Erika, tedesca, ha vent'anni quando va in visita in Sicilia presso alcuni amici di famiglia. Inevitabilmente si accende la fiamma del desiderio per il coetaneo Renato, che ricambia pur essendo già in predicato di sposarsi con Concettina; ma anche il fratello minore Luca, nonché il padre di entrambi, padrone di casa, sono parecchio attratti dalla giovane e disinibita straniera.
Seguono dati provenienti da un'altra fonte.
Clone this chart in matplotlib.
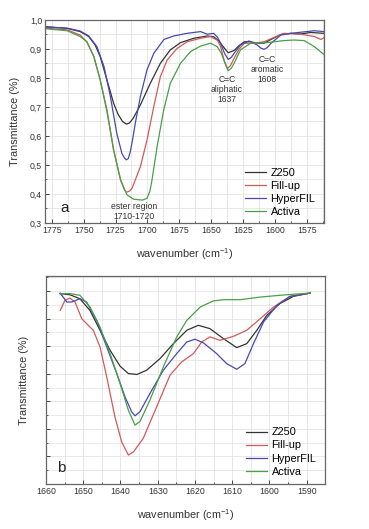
import matplotlib
matplotlib.use("Agg")
import matplotlib.pyplot as plt
from matplotlib.ticker import MultipleLocator, FuncFormatter

plt.rcParams['font.family'] = ['Liberation Sans', 'DejaVu Sans']
plt.rcParams['mathtext.fontset'] = 'custom'
plt.rcParams['mathtext.rm'] = 'Liberation Sans'
plt.rcParams['mathtext.it'] = 'Liberation Sans:italic'

# ---------------- Panel a data ----------------
z250_a_x = [1780, 1763, 1752.7, 1746, 1741, 1737, 1731.7, 1726.5, 1723, 1719.5, 1716.5, 1714, 1711, 1705.5,
            1697.7, 1689.8, 1682, 1674, 1663.6, 1653, 1648, 1644, 1640, 1636.6, 1632, 1628, 1624, 1619,
            1614, 1608.5, 1603, 1595.4, 1587.6, 1579.7, 1571.8, 1561.5]
z250_a_y = [0.977, 0.971, 0.96, 0.943, 0.914, 0.874, 0.793, 0.713, 0.675, 0.650, 0.641, 0.645, 0.662, 0.707,
            0.782, 0.851, 0.897, 0.922, 0.937, 0.945, 0.942, 0.928, 0.905, 0.887, 0.895, 0.912, 0.925, 0.925,
            0.92, 0.92, 0.933, 0.95, 0.954, 0.952, 0.957, 0.954]

fill_a_x = [1780, 1763, 1752.7, 1747.5, 1742, 1737, 1731.7, 1726.5, 1721, 1718, 1716.5, 1714, 1712, 1705.5,
            1700.3, 1695, 1689.8, 1684.5, 1676.7, 1668.8, 1658.3, 1650.5, 1645, 1642.6, 1639.5, 1637.4, 1635, 1632,
            1628, 1624, 1616.4, 1608.5, 1600.7, 1593, 1579.7, 1569, 1564, 1561]
fill_a_y = [0.972, 0.966, 0.948, 0.925, 0.874, 0.793, 0.69, 0.552, 0.448, 0.414, 0.406, 0.41, 0.42, 0.494,
            0.586, 0.701, 0.805, 0.862, 0.902, 0.925, 0.937, 0.943, 0.93, 0.908, 0.855, 0.832, 0.842, 0.868,
            0.9, 0.92, 0.92, 0.925, 0.94, 0.954, 0.951, 0.943, 0.933, 0.94]

hyper_a_x = [1780, 1763, 1752.7, 1746, 1739.6, 1734, 1729, 1724, 1720, 1718, 1716.5, 1715, 1713.4, 1711.5, 1709.5,
             1705.5, 1700.3, 1695, 1687, 1679.3, 1668.8, 1658.3, 1653, 1648, 1645, 1642.6, 1639.5, 1636.6,
             1634, 1632, 1627, 1620.3, 1614, 1611, 1608.5, 1606, 1603, 1595.4, 1587.6, 1569, 1561.5]
hyper_a_y = [0.976, 0.972, 0.962, 0.945, 0.908, 0.839, 0.736, 0.609, 0.54, 0.524, 0.518, 0.522, 0.546, 0.59, 0.644,
             0.736, 0.828, 0.885, 0.933, 0.945, 0.954, 0.96, 0.951, 0.954, 0.94, 0.92, 0.885, 0.864,
             0.872, 0.885, 0.914, 0.928, 0.914, 0.903, 0.899, 0.905, 0.92, 0.948, 0.954, 0.963, 0.96]

activa_a_x = [1780, 1763, 1752.7, 1747.5, 1742, 1737, 1731.7, 1726.5, 1721, 1716, 1710.8, 1704,
              1700.3, 1698, 1696.4, 1692.4, 1687.2, 1682, 1674, 1666.2, 1658.3, 1650.5, 1645.2, 1642, 1640,
              1636.6, 1634, 1632, 1627, 1619, 1606, 1593, 1585, 1577, 1569, 1561]
activa_a_y = [0.97, 0.963, 0.943, 0.925, 0.874, 0.793, 0.684, 0.552, 0.448, 0.397, 0.382, 0.379,
              0.385, 0.41, 0.448, 0.563, 0.69, 0.782, 0.851, 0.891, 0.91, 0.92, 0.908, 0.885, 0.862,
              0.825, 0.835, 0.851, 0.897, 0.92, 0.922, 0.929, 0.931, 0.929, 0.908, 0.879]

# ---------------- Panel b data ----------------
z250_b_x = [1656.2, 1653.6, 1650.9, 1648.2, 1645.5, 1642.8, 1640.1, 1637.9, 1635.6, 1633, 1629.4,
            1625.8, 1622.2, 1619.1, 1616, 1612.4, 1608.8, 1606.1, 1603.4, 1600.7, 1597.2, 1593.6, 1589.1]
z250_b_y = [13.82, 13.74, 13.45, 12.6, 11.16, 9.71, 8.55, 8.02, 7.95, 8.26, 9.1,
            10.19, 11.16, 11.52, 11.28, 10.56, 9.9, 10.19, 11.16, 12.25, 13.1, 13.62, 13.86]

fill_b_x = [1656.2, 1654.9, 1653.6, 1652.2, 1650.4, 1649.1, 1647.3, 1645.5, 1643.7, 1641.5, 1639.7,
            1637.9, 1636.5, 1633.9, 1630.3, 1626.7, 1623.6, 1620.4, 1618.2, 1616, 1613.3, 1609.7,
            1606.1, 1602.5, 1598.9, 1594.5, 1589.1]
fill_b_y = [12.6, 13.33, 13.5, 13.21, 12.0, 11.64, 11.16, 9.95, 7.78, 4.88, 3.07,
            2.1, 2.34, 3.31, 5.6, 7.9, 8.86, 9.47, 10.31, 10.68, 10.43, 10.72,
            11.16, 12.0, 12.85, 13.62, 13.86]

hyper_b_x = [1656.2, 1654.4, 1653.1, 1650.9, 1649.1, 1646.4, 1643.7, 1641, 1638.8, 1637, 1636.1,
             1634.8, 1632.1, 1628.5, 1624.9, 1622.2, 1620, 1617.7, 1614.2, 1611.5, 1608.8, 1606.6,
             1604.3, 1601.6, 1598, 1594.5, 1589.1]
hyper_b_y = [13.86, 13.21, 13.21, 13.45, 13.21, 11.88, 9.95, 8.02, 6.33, 5.24, 4.95,
             5.24, 6.57, 8.26, 9.47, 10.31, 10.51, 10.24, 9.47, 8.74, 8.33, 8.74,
             10.19, 11.76, 12.97, 13.62, 13.86]

activa_b_x = [1656.2, 1653.6, 1650.9, 1648.2, 1645.5, 1642.8, 1640.1, 1637.9, 1636.1, 1634.8, 1632.1,
              1628.5, 1624.9, 1622.2, 1618.6, 1615.1, 1612.4, 1607.9, 1602.5, 1596.3, 1589.1]
activa_b_y = [13.82, 13.82, 13.7, 12.85, 11.4, 9.47, 7.29, 5.36, 4.28, 4.52, 6.09,
              8.5, 10.68, 11.88, 12.85, 13.29, 13.38, 13.38, 13.57, 13.72, 13.86]

labels = ["Z250", "Fill-up", "HyperFIL", "Activa"]
colors = ["#333333", "#d05a5a", "#4848b0", "#48a048"]

fig = plt.figure(figsize=(3.69, 5.29), dpi=100)
axa = fig.add_axes([45/369, 1-223/529, 279/369, 203/529])
axb = fig.add_axes([46/369, 1-484/529, 279/369, 208/529])

frame = "#666666"
gridc = "#e4e4e4"
tick_fs = 6.3
lab_fs = 7.8

def style(ax):
    for s in ax.spines.values():
        s.set_color(frame)
        s.set_linewidth(0.9)
    ax.grid(True, which='both', color=gridc, linewidth=0.6)
    ax.set_axisbelow(True)
    ax.tick_params(which='both', direction='in', top=False, right=False, color="#444444",
                   labelsize=tick_fs, labelcolor="#333333", pad=2)
    ax.tick_params(which='major', length=3, width=0.7)
    ax.tick_params(which='minor', length=1.6, width=0.6)

leg_kw = dict(loc='lower right', fontsize=7.8, frameon=False, handlelength=1.9,
              handletextpad=0.45, labelspacing=0.28, borderaxespad=0.0)

# Panel a
for xs, ys, lab, c in zip([z250_a_x, fill_a_x, hyper_a_x, activa_a_x],
                          [z250_a_y, fill_a_y, hyper_a_y, activa_a_y], labels, colors):
    axa.plot(xs, ys, color=c, lw=0.9, label=lab)
axa.set_xlim(1780.3, 1561.5)
axa.set_ylim(0.3, 1.0)
axa.xaxis.set_major_locator(MultipleLocator(25))
axa.xaxis.set_minor_locator(MultipleLocator(12.5))
axa.yaxis.set_major_locator(MultipleLocator(0.1))
axa.yaxis.set_minor_locator(MultipleLocator(0.05))
axa.yaxis.set_major_formatter(FuncFormatter(lambda v, p: f"{v:.1f}".replace(".", ",")))
style(axa)
axa.set_xlabel("wavenumber (cm$^{-1}$)", fontsize=lab_fs, color="#333333", labelpad=8)
axa.set_ylabel("Transmittance (%)", fontsize=lab_fs, color="#333333", labelpad=7)
axa.legend(bbox_to_anchor=(0.985, 0.01), **leg_kw)
axa.text(0.055, 0.055, "a", transform=axa.transAxes, fontsize=11, color="#222222")
ann_fs = 6.2
axa.text(1710.5, 0.372, "ester region\n1710-1720", ha='center', va='top', fontsize=ann_fs,
         color="#333333", linespacing=1.15)
axa.text(1637.5, 0.81, "C=C\naliphatic\n1637", ha='center', va='top', fontsize=ann_fs,
         color="#333333", linespacing=1.15)
axa.text(1606, 0.88, "C=C\naromatic\n1608", ha='center', va='top', fontsize=ann_fs,
         color="#333333", linespacing=1.15)

# Panel b
for xs, ys, lab, c in zip([z250_b_x, fill_b_x, hyper_b_x, activa_b_x],
                          [z250_b_y, fill_b_y, hyper_b_y, activa_b_y], labels, colors):
    axb.plot(xs, ys, color=c, lw=0.9, label=lab)
axb.set_xlim(1660, 1585.1)
axb.set_ylim(0, 15.1)
axb.xaxis.set_major_locator(MultipleLocator(10))
axb.xaxis.set_minor_locator(MultipleLocator(5))
axb.yaxis.set_major_locator(MultipleLocator(2))
axb.yaxis.set_minor_locator(MultipleLocator(1))
style(axb)
axb.tick_params(axis='y', labelleft=False)
axb.set_xlabel("wavenumber (cm$^{-1}$)", fontsize=lab_fs, color="#333333", labelpad=8)
axb.set_ylabel("Transmittance (%)", fontsize=lab_fs, color="#333333", labelpad=10)
axb.legend(bbox_to_anchor=(0.985, 0.015), **leg_kw)
axb.text(0.04, 0.06, "b", transform=axb.transAxes, fontsize=11, color="#222222")

fig.savefig("out.png", dpi=100)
Un guazzabuglio di luoghi comuni senza capo, né coda: Erika si insinua maldestramente sulla scia delle primissime commedie in salsa erotica (da Grazie zia di Samperi, 1968, in avanti), con la complicità delle maglie allentate della censura nostrana, e ha di buono solamente il tempismo. Siamo infatti nel 1971 e il filone è ancora alle prime armi; decamerotico e commedia scollacciata sono in dirittura d'arrivo, ma una pellicola di questo stampo, in quel preciso momento, poteva anche avere qualcosa di più o meno originale da dire. Peccato che nella sceneggiatura di Aldo Marcovecchio (non esattamente una firma illustre) non funzioni sostanzialmente nulla: banale è l'intreccio della storia, banalissimi i personaggi e conviene direttamente soprassedere sulla risma di stereotipi legati alla mancanza di inibizione da parte della nordica protagonista (un'algida Patrizia Viotti, all'esordio sul grande schermo). Idem valga per la controparte sicula e mascula del cast, affidata ai vari Pierre Brice, Bernard de Vries e Giuseppe Fortis: certamente alcuni dettagli sono pura e semplice verità per i tempi che correvano in quel momento, ma la stilizzazione dei caratteri è perfino eccessiva, alla ricerca di un gradimento immediato, facile e popolare (cioè il più vasto possibile). Filippo Walter Ratti, che qui prudentemente si firma come Peter Rush, aveva già alle spalle un quarto di secolo di carriera registica, sempre barcamenandosi tra i generi più in voga; la confezione è sufficientemente sobria, ma i contenuti destano sbadigli prima ancora che perplessità. Un particolare forse perdonabile, ma indicativo della leggerezza con cui il lavoro è stato scritto: la tedesca Erika parla un perfetto italiano, con accento impeccabile, incespicandosi solo di tanto in tanto espressamente per lasciar intendere che è straniera. Non è chiaro il motivo, ma lo stesso potrebbe dirsi del film nel suo complesso. 2/10.